Forgive me in advance.

There will be times when I miss your brother so much it physically kills me to be around you. Sometimes, you look at me with those big innocent eyes of yours and they make me think of how your brother used to look at me when I would come home at the end of a long day. The way you tilt your head to the side gives me déjà vu to when I would talk to your big brother and he would try to piece together my gibberish. I can’t talk about what it’s like walking you – most of the time I feel like I’m betraying the bond I shared with your brother.

Of course, you’re both two different dogs – and that is the problem. You do things that I wish you wouldn’t do – pulling away whenever I pick you up, not liking to sleep on my bed, doing everything the dog before you never would have done.

No one told me that this is what happens when you bring another dog in to the family – you grieve the first dog’s loss all over again. And it robs you of the experience of being excited about the new puppy coming home.

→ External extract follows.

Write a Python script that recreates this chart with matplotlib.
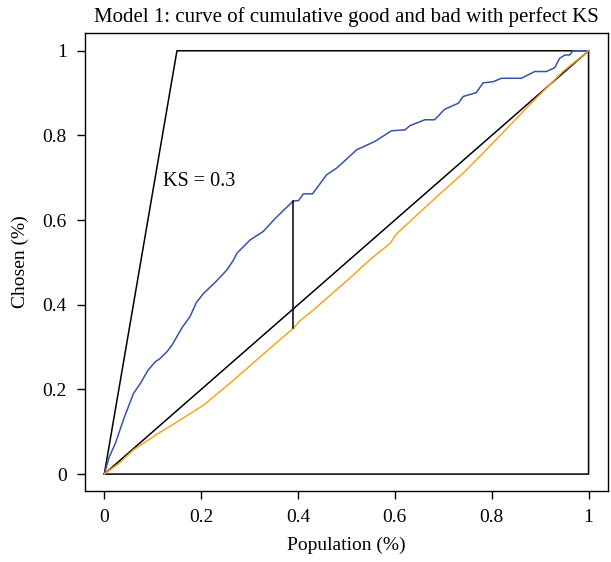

I am sorry that I am being this way. I’m sorry that at times I will resent that you aren’t more like your brother. I will be comparing you to a ghost, resisting the urge to shake you and scream, “Why can’t you be him?”

Don’t listen to me. I’m trying not to listen to me. Please be yourself, little love. I am still learning that moving on does not mean amnesia. I can love both of you. You are a million and one things and in different ways – and I love you for each.

There are so many odd quirks about you that I have fallen in love with. I love how you are so enamored with the world when we go on our walks, how fearless you are and how you demand to be heard with your measly bark.

Maybe this is what it feels like for second-time mothers – they don’t spend their time wishing that their second baby is just like their first kid; they make room in their heart for both.

Little pup, I am making room in my heart for you. A space of your own.

I can’t promise I won’t have bad days where it hurts too much to be around you. But I promise that when I will remember that – like your brother before you – you are a special part of this family, looking to be loved and understood.